This past Wednesday, Oct. 9, 2019, Texas A&M officially announced plans to pass a sweeping ban on vape pens on all campuses. This decision comes after much deliberation from the university, which mainly stems from worry about student health. The ban will have an effect over ANY area considered on campus, including parking lots, dorms, and even Kyle Field.

“This health threat is serious enough that I want to see the ban include every building, outside space, parking lot, garage and laboratory within the Texas A&M system,” Texas A&M Chancellor John Sharp said in a memo to the heads of the system’s 11 campuses.

The ban also extends to every system facility and property including satellite campuses such as A&M Galveston and Prarie View A&M.

A sign similar to the ones displayed around Texas A&M campus.
A sign similar to the ones displayed around the Texas A&M campus.

Long-Term Vaping Effects Are Being Realized

The mortal effects of vaping on a person’s body are very recently coming to light.
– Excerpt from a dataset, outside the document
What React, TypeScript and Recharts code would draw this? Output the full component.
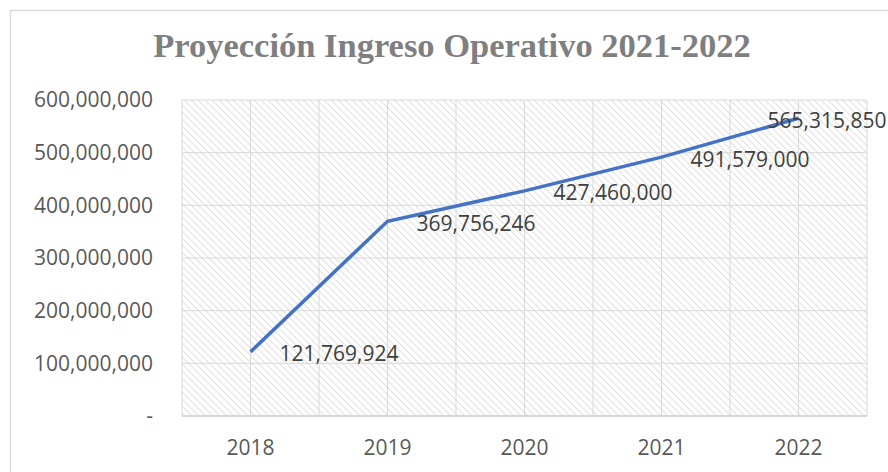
import React from "react";
import {
  LineChart,
  Line,
  XAxis,
  YAxis,
  CartesianGrid,
  ReferenceLine,
  LabelList,
} from "recharts";

const years: string[] = ["2018", "2019", "2020", "2021", "2022"];
const ingreso: number[] = [121769924, 369756246, 427460000, 491579000, 565315850];
const yTicks: number[] = [0, 100000000, 200000000, 300000000, 400000000, 500000000, 600000000];
const title = "Proyección Ingreso Operativo 2021-2022";

// label placement (Excel "right" position, last one clamped)
const labelDx: number[] = [29, 29, 29, 29, -31];
const labelDy: number[] = [1, 2, 1, 2, 2];

const data = years.map((year, i) => ({ idx: i, year, value: ingreso[i] }));
const xTicks = years.map((_, i) => i);
const vGrid: number[] = [];
for (let i = 0; i <= years.length * 2; i++) vGrid.push(-0.5 + i * 0.5);

const fmt = (v: number) => (v === 0 ? "-" : v.toLocaleString("en-US"));

const FONT = "'Open Sans', sans-serif";

const DataLabel = (props: any) => {
  const { x, y, value, index } = props;
  return (
    <text
      x={x + labelDx[index]}
      y={y + labelDy[index]}
      dominantBaseline="central"
      fill="#404040"
      fontSize={21}
      fontFamily={FONT}
    >
      {fmt(value)}
    </text>
  );
};

export default function App() {
  return (
    <div style={{ position: "absolute", left: 0, top: 0, width: 888, height: 472, background: "#fff" }}>
      <svg width={888} height={472} style={{ position: "absolute", left: 0, top: 0 }}>
        <rect x={10.5} y={10.5} width={890} height={480} fill="#fff" stroke="#d9d9d9" strokeWidth={1.5} />
        <text
          x={452}
          y={57}
          textAnchor="middle"
          fill="#7f7f7f"
          fontFamily="'Liberation Serif', serif"
          fontWeight="bold"
          fontSize={34.5}
        >
          {title}
        </text>
      </svg>
      <div style={{ position: "absolute", left: 0, top: 0 }}>
        <LineChart width={888} height={472} data={data} margin={{ top: 100, right: 21, bottom: 0, left: 0 }}>
          <defs>
            <pattern id="hatch" patternUnits="userSpaceOnUse" width={7} height={7}>
              <rect width={7} height={7} fill="#ffffff" />
              <path d="M-1,-1 L8,8 M-1,6 L1,8 M6,-1 L8,1" stroke="#e2e2e2" strokeWidth={1.1} />
            </pattern>
          </defs>
          <CartesianGrid
            vertical={false}
            stroke="#d9d9d9"
            strokeWidth={1}
            fill="url(#hatch)"
            fillOpacity={1}
          />
          {vGrid.map((v) => (
            <ReferenceLine key={v} x={v} stroke="#d9d9d9" strokeWidth={1} ifOverflow="extendDomain" />
          ))}
          <XAxis
            dataKey="idx"
            type="number"
            domain={[-0.5, years.length - 0.5]}
            ticks={xTicks}
            tickFormatter={(i: number) => years[i]}
            height={56}
            tickSize={0}
            tickMargin={24}
            axisLine={{ stroke: "#d0d0d0", strokeWidth: 1.5 }}
            tickLine={false}
            tick={{ fill: "#595959", fontSize: 21, fontFamily: FONT }}
            allowDecimals
          />
          <YAxis
            type="number"
            domain={[0, 600000000]}
            ticks={yTicks}
            tickFormatter={fmt}
            width={182}
            tickSize={0}
            tickMargin={29}
            axisLine={false}
            tickLine={false}
            tick={{ fill: "#595959", fontSize: 21, fontFamily: FONT }}
          />
          <Line
            type="linear"
            dataKey="value"
            stroke="#4472C4"
            strokeWidth={3.5}
            dot={false}
            activeDot={false}
            isAnimationActive={false}
          >
            <LabelList dataKey="value" content={DataLabel} />
          </Line>
        </LineChart>
      </div>
    </div>
  );
}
Deaths have begun to spring up after vaping became popular among Americans around two years ago. 26 deaths have been recorded by the CDC since the end of summer, and the number which continues to rise.

“Essentially when the chancellor issued the memo, his motivation as we understand it, was to do the right thing by the student and not take any chance with student health,” Texas A&M spokesperson Karen Clos said.

Clos, along with many A&M officials, do not expect the ban to be problematic. Vaping is not a part of A&M culture and not really something that is widespread among either students or employees. However, the school is still taking a strong stance against the use of vape products.

The Impact on Student Life

There has not been a significant student reaction to the university’s decision to ban vape products from their campuses. As Clos said, vaping has not been a big part of the culture on A&M campuses. The ban is being enforced on every campus at this point.

“The safest thing for them would be to avoid it if all possible and to seek medical advice if it is something that they have started doing or considering doing,” Katie Sanders, the assistant director of the nursing program at Texas A&M, said.